At the time it was released in 1966, The Velvet Underground & Nico was noted for dealing with the issue of drugs more directly than anything else out there. The tracks "I'm Waiting for the Man" and "Heroin" were about overtly about drugs, and several other songs on the album addressed the subject more obliquely.
"Heroin" remains the album's best-known song, and perhaps one of rock's most famous drug songs of all time. The Velvet Underground got plenty of bad press for the lyrics, with lines like "Heroin, it's my wife and it's my life" and "it makes me feel like I'm a man when I put a spike into my vein" causing many to hear the song as a simple glorification of drug use.
But songwriter Lou Reed has defended his words, saying that he had only the intention of giving an "accurate reflection" of the drug subculture of New York, showing both its allure and, just as starkly, its consequences. (And really, who wants heroin to be his wife and his life?) Nevertheless, listeners and the media personalities who are so inclined to judge these things have at times labeled the song a decadent endorsement of heroin use. Apocryphal tales of users overdosing while "Heroin" is playing on their record players are widespread. The song has become known as must-have for heroin users all over.
The irony, for those who would hear "Heroin" as a pro-heroin anthem, is that the lyrics are really, really bleak. Lou Reed's words in the song are those of a person who is nihilistic, unstable, and borderline incoherent. And worst of all, none of this seems to bother him much.
Reed bounces back and forth between four different themes in the course of the song. First, there are times when the focus is seemingly on celebrating heroin use, as in, "'Cause it makes me feel like I'm a man when I put a spike into my vein."

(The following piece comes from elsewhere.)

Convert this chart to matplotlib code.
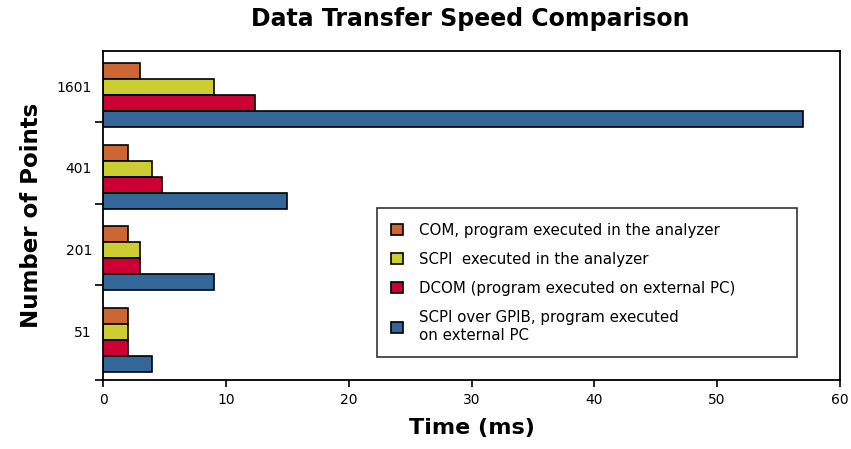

Second, and more frequently, Reed seems depressingly and problematically nihilistic about his heroin use. The drug is equated with nullifying his very life, "be[ing] the death of me." And he seems to enjoy his own sense of meaninglessness. "Then thank God that I'm as good as dead / Then thank God that I'm not aware / And thank God that I just don't care," he sings.
The third theme is escape. Heroin is known to give users a sense of relaxation and euphoria. Euphoria is a rare, almost non-existent feeling in everyday life. Relaxation, too, is fleeting. Perhaps self-destruction, through drug use, is a means of escape. Reed sings, "I wish that I was born a thousand years ago...that I'd sail the darkened seas... Away from the big city," creating an elaborate fantasy that celebrates an isolated and peaceful life. Where these fantasy lands are longed for, Reed makes the real world into a sort of antagonist. The town he's living in, New York CIty, is filled with "evil"—perhaps the heroin itself—and is a place "where a man cannot be free." The "jim-jims," the "politicians makin' crazy sounds," "everybody puttin' everybody else down," and the Vietnam War are all negative forces that the lyrics invoke to justify the need to escape. Perhaps the strife of day-to-day life is the cause of heroin use, and perhaps the heroin use is, in turn, the cause of much of that day-to-day strife. So, let's all just pretend to sail away.
But then, nothing is totally clear, and that's the song's fourth and final theme, stated clearly in the repeated refrain, "I guess that I just don't know," which ends all but one of the stanzas. It could be that Reed is conveying his lack of interest in anything through the refrain, but something darker might be at play. Each stanza sort of rises in action, just as the music does. The last stanza, for example, begins rather plainly, and then gets this vigorous sense of energy through Lou Reed's use of repetition. The word "blood" is repeated in two consecutive lines, and the following three lines are all variations of "thank God that I'm..."
It's just like when someone excitedly tells you a story; it ends up being a bunch of "and thens" thrown together. But at the end of this stanza, as with the others, whatever Reed had to say gets cut off by, "I guess I just don't know." At times, he seems toe be just starting to form a thought when the refrain disrupts the grammar of the sentence. These incomplete thoughts signal perhaps the most negative lyrical aspect of the song. The speaker seems incapable of conveying what he is attempting to say.
Jim Morrison of the Doors said—before he died of heroin use—that drugs are a gamble with your mind. Jimi Hendrix—who choked to death on his own vomit after taking too many sleeping pills—said that the thing he missed most after using drugs was his mind. The broken sentences that end Reed's stanzas here hint at the danger of following Morrison and Hendrix down that tragic path.